Martin continued: “We were connected with Walmart because, as we start talking about the ability to produce in the US on demand, there are very few people thinking about that as actively as Walmart.”

Walmart’s vision for a greener apparel industry

This initiative aligns with Walmart’s broader sustainability goals, which include transitioning to renewable energy sources and reducing greenhouse gas emissions across its supply chain. By leveraging innovative technologies and forging strategic partnerships, Walmart aims to create a more sustainable and efficient future for the apparel industry.

By collaborating with companies like Unspun, Walmart seeks to address the pressing challenges facing the apparel industry while reimagining the future of retail.

This is not the first time Walmart has sought to address the challenges facing the apparel industry.

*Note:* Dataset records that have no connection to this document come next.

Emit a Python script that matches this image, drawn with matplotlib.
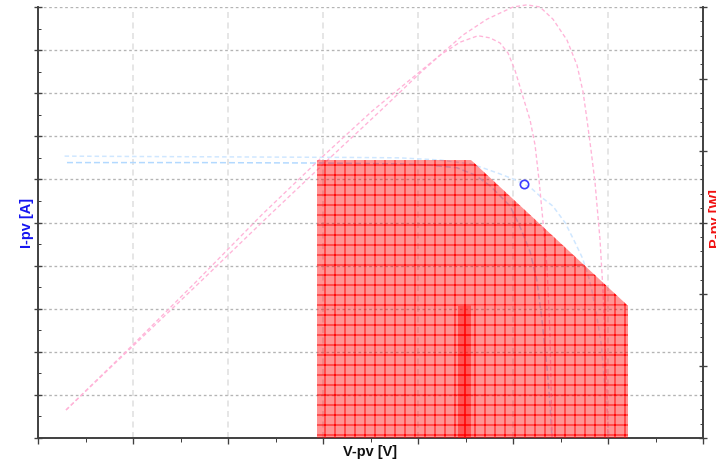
import matplotlib.pyplot as plt
from matplotlib.patches import Polygon
from matplotlib.ticker import MultipleLocator

# I-V curves (V in volts, I in amps)
v_iv1 = [2.8, 11.8, 22.3, 32.8, 38.1, 42.3, 45.5, 46.8, 48.6, 50.0, 51.8, 52.8,
         54.2, 55.5, 56.5, 57.3, 57.9, 58.3, 58.8, 59.3, 59.6, 59.9, 60.1]
i_iv1 = [6.54, 6.53, 6.52, 6.51, 6.50, 6.45, 6.36, 6.27, 6.13, 6.01, 5.82, 5.62,
         5.38, 4.99, 4.55, 4.18, 3.78, 3.43, 2.85, 2.16, 1.35, 0.65, 0.0]
v_iv2 = [3.05, 17.05, 29.7, 38.1, 41.3, 44.1, 46.0, 47.6, 49.7, 50.7, 51.8, 52.5,
         53.05, 53.6, 53.9, 54.1]
i_iv2 = [6.39, 6.39, 6.38, 6.36, 6.33, 6.27, 6.10, 5.85, 5.38, 4.92, 4.32, 3.67,
         2.74, 1.58, 0.77, 0.0]

# P-V curves (P in W)
v_pv1 = [2.95, 9.68, 17.05, 24.42, 30.74, 36.0, 40.21, 42.84, 44.74, 47.26, 50.0,
         51.47, 52.84, 54.21, 55.68, 56.74, 57.37, 57.79, 58.21, 58.63, 59.16,
         59.47, 59.68, 59.89, 60.0]
p_pv1 = [0.39, 1.24, 2.17, 3.11, 3.90, 4.55, 5.08, 5.39, 5.61, 5.83, 6.0, 6.03,
         6.0, 5.83, 5.54, 5.19, 4.82, 4.43, 4.01, 3.56, 2.76, 2.06, 1.36, 0.67, 0.0]
v_pv2 = [2.95, 9.47, 16.53, 23.58, 29.89, 35.16, 39.37, 42.32, 44.42, 46.32, 47.58,
         48.63, 49.47, 50.21, 51.05, 51.79, 52.32, 52.74, 53.16, 53.58, 53.89,
         54.0, 54.11]
p_pv2 = [0.39, 1.23, 2.16, 3.11, 3.91, 4.55, 5.01, 5.33, 5.51, 5.60, 5.57, 5.50,
         5.36, 5.12, 4.75, 4.43, 4.08, 3.59, 3.01, 2.38, 1.46, 0.77, 0.0]

# operating point
op_v, op_i = 51.16, 5.89

# shaded operating region (V, P)
region_main = [(29.37, 0.0), (29.37, 3.87), (45.58, 3.87), (45.58, 0.0)]
region_slope = [(45.58, 3.87), (62.11, 1.84), (45.58, 1.84)]
region_low = [(44.21, 0.0), (44.21, 1.84), (62.11, 1.84), (62.11, 0.0)]

plt.rcParams['font.family'] = ['Liberation Sans', 'DejaVu Sans']
plt.rcParams['hatch.linewidth'] = 0.6

fig = plt.figure(figsize=(716 / 120, 464 / 120), dpi=120)
ax = fig.add_axes([38 / 716, 26 / 464, 665 / 716, 431 / 464])
ax2 = ax.twinx()

ax.set_xlim(0, 70)
ax.set_ylim(0, 10)
ax2.set_ylim(0, 6)

ax.xaxis.set_major_locator(MultipleLocator(10))
ax.xaxis.set_minor_locator(MultipleLocator(5))
ax.yaxis.set_major_locator(MultipleLocator(1))
ax.yaxis.set_minor_locator(MultipleLocator(0.5))
ax2.yaxis.set_major_locator(MultipleLocator(1))
ax2.yaxis.set_minor_locator(MultipleLocator(0.2))

ax.xaxis.grid(True, color='#dedede', linestyle=(0, (4, 3)), linewidth=0.9)
ax.yaxis.grid(True, color='#b4b4b4', linestyle=(0, (2, 2)), linewidth=0.8)

for a in (ax, ax2):
    a.spines['top'].set_visible(False)
    for s in ('left', 'bottom', 'right'):
        a.spines[s].set_color('#404040')
        a.spines[s].set_linewidth(1.0)

ax.tick_params(axis='x', which='major', direction='out', length=3.5, color='#404040', labelbottom=False)
ax.tick_params(axis='x', which='minor', direction='out', length=2.5, color='#404040')
ax.tick_params(axis='y', which='major', direction='inout', length=4.5, color='#404040', labelleft=False)
ax.tick_params(axis='y', which='minor', direction='in', length=2, color='#404040')
ax2.tick_params(axis='y', which='major', direction='inout', length=4.5, color='#404040', labelright=False)
ax2.tick_params(axis='y', which='minor', direction='in', length=2, color='#404040')

# I-V curves
ax.plot(v_iv1, i_iv1, color='#cfe7ff', lw=0.9, ls=(0, (3, 2)))
ax.plot(v_iv2, i_iv2, color='#b2d9ff', lw=0.9, ls=(0, (4, 2)))
ax.plot(op_v, op_i, marker='o', mfc='none', mec='#3c3cff', ms=5, mew=1.0)

# P-V curves
ax2.plot(v_pv1, p_pv1, color='#ffb4d8', lw=0.8, ls=(0, (3, 2)), clip_on=False, zorder=1)
ax2.plot(v_pv2, p_pv2, color='#ffb4d8', lw=0.8, ls=(0, (3, 2)), clip_on=False, zorder=1)

for verts in (region_main, region_slope, region_low):
    ax2.add_patch(Polygon(verts, closed=True, facecolor=(1, 0, 0, 0.42),
                          edgecolor=(1, 0, 0, 0.95), linewidth=0, hatch='++', zorder=3))

ax.set_xlabel('V-pv [V]', fontsize=8.7, fontweight='bold', color='#111111', va='center')
ax.xaxis.set_label_coords(0.5, -14 / 431)
ax.set_ylabel('I-pv [A]', fontsize=8.7, fontweight='bold', color='#1515f0', va='center')
ax.yaxis.set_label_coords(-11 / 665, 0.5)
ax2.set_ylabel('P-pv [W]', fontsize=8.7, fontweight='bold', color='#f01010', va='center', rotation=90)
ax2.yaxis.set_label_coords(1 + 13 / 665, 0.51)

fig.savefig('out.png', dpi=120)
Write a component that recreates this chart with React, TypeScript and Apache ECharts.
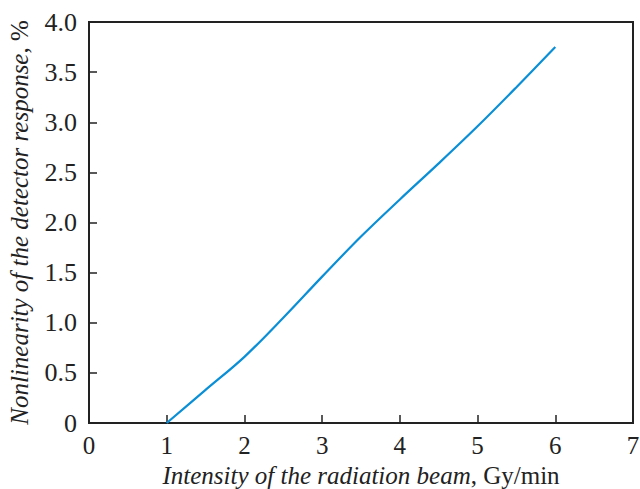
import React, { useEffect, useRef } from "react";
import * as echarts from "echarts";

const intensity = [1, 1.5, 2, 2.5, 3, 3.5, 4, 4.5, 5, 5.5, 6];
const nonlinearity = [0, 0.33, 0.66, 1.05, 1.46, 1.86, 2.23, 2.59, 2.96, 3.35, 3.75];

const xAxisTitle = "Intensity of the radiation beam";
const xAxisUnit = ", Gy/min";
const yAxisTitle = "Nonlinearity of the detector response";
const yAxisUnit = ", %";

const FONT = "'Liberation Serif', 'Times New Roman', serif";

export default function App() {
  const ref = useRef<HTMLDivElement>(null);
  useEffect(() => {
    document.body.style.margin = "0";
    if (!ref.current) return;
    const chart = echarts.init(ref.current, null, { renderer: "svg" });
    const axisColor = "#222";
    chart.setOption({
      animation: false,
      backgroundColor: "#fff",
      grid: {
        left: 89,
        right: 7,
        top: 22,
        bottom: 66,
        show: true,
        borderColor: axisColor,
        borderWidth: 2,
        containLabel: false,
        outerBoundsMode: "none",
      },
      xAxis: {
        type: "value",
        min: 0,
        max: 7,
        interval: 1,
        splitLine: { show: false },
        axisLine: { show: true, lineStyle: { color: axisColor, width: 2 } },
        axisTick: { show: true, inside: true, length: 8, lineStyle: { color: axisColor, width: 1.5 } },
        axisLabel: {
          color: "#222",
          fontFamily: FONT,
          fontSize: 25,
          margin: 10,
          showMaxLabel: true,
          showMinLabel: true,
          hideOverlap: false,
        },
        name: `{i|${xAxisTitle}}{n|${xAxisUnit}}`,
        nameLocation: "middle",
        nameGap: 38,
        nameTextStyle: {
          rich: {
            i: { fontFamily: FONT, fontStyle: "italic", fontSize: 25, color: "#222" },
            n: { fontFamily: FONT, fontSize: 25, color: "#222" },
          },
        },
      },
      yAxis: {
        type: "value",
        min: 0,
        max: 4,
        interval: 0.5,
        splitLine: { show: false },
        axisLine: { show: true, lineStyle: { color: axisColor, width: 2 } },
        axisTick: { show: true, inside: true, length: 8, lineStyle: { color: axisColor, width: 1.5 } },
        axisLabel: {
          color: "#222",
          fontFamily: FONT,
          fontSize: 26,
          margin: 12,
          formatter: (v: number) => (v === 0 ? "0" : v.toFixed(1)),
        },
        name: `{i|${yAxisTitle}}{n|${yAxisUnit}}`,
        nameLocation: "middle",
        nameGap: 57,
        nameTextStyle: {
          rich: {
            i: { fontFamily: FONT, fontStyle: "italic", fontSize: 25, color: "#222" },
            n: { fontFamily: FONT, fontSize: 25, color: "#222" },
          },
        },
      },
      series: [
        {
          type: "line",
          data: intensity.map((x, i) => [x, nonlinearity[i]]),
          smooth: 0.35,
          showSymbol: false,
          symbol: "none",
          lineStyle: { color: "#0a8fd6", width: 2.2 },
        },
      ],
    });
    return () => chart.dispose();
  }, []);
  return <div ref={ref} style={{ width: 640, height: 489 }} />;
}
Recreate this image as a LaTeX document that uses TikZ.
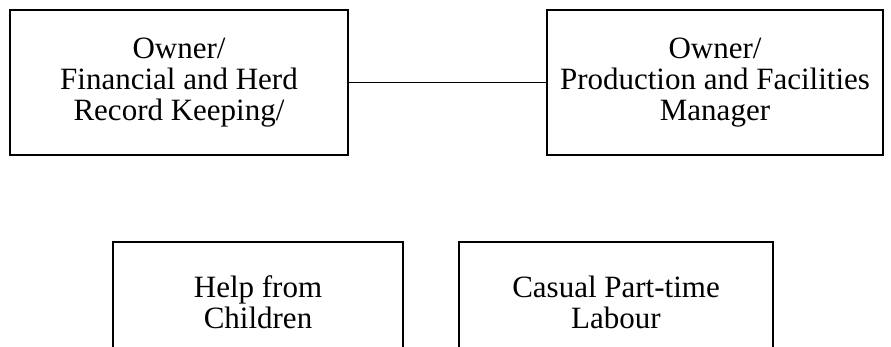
\documentclass[tikz,border=0pt]{standalone}
\usepackage{fontspec}
\setmainfont{Liberation Serif}
\usetikzlibrary{positioning}
\tikzset{
  role/.style = {draw, line width=1.4pt, align=center, inner sep=0pt,
                 font=\fontsize{31}{31}\selectfont},
  link/.style = {draw, line width=1.4pt}
}

\begin{document}
\begin{tikzpicture}[x=1pt, y=-1pt]
\useasboundingbox (0,0) rectangle (891,347);
% Owners
\node[role, minimum width=338pt, minimum height=145pt] (finance) at (179,82.5)
  {Owner/\\Financial and Herd\\Record Keeping/};
\node[role, minimum width=336pt, minimum height=145pt] (production) at (715,82.5)
  {Owner/\\Production and Facilities\\Manager};
\draw[link] (finance) -- (production);
% Helpers (cut off at the bottom)
\begin{scope}
  \clip (0,0) rectangle (891,347);
  \node[role, minimum width=290pt, minimum height=120pt] (children) at (258,302)
    {Help from\\Children};
  \node[role, minimum width=314pt, minimum height=120pt] (casual) at (616,302)
    {Casual Part-time\\Labour};
\end{scope}
\end{tikzpicture}
\end{document}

In 2023, the retail chain announced a pilot project with Rubi Laboratories to explore incorporating their patent-pending carbon capture process into its supply chain and convert carbon emissions into thread used in a garment prototype.

“Walmart seeking out a company like ours and collaborating in such a deep manner validates, one, the immensity of the problem, two, the potential of the technology and the solution and three, how pioneering Walmart is,” said Walden Lam, co-founder and chief executive officer at Unspun.

In February, Walmart announced that its supplier development initiative, Walmart Vriddhi, provided training to over 50,000 micro, small and medium-sized enterprises within India’s domestic supply chain.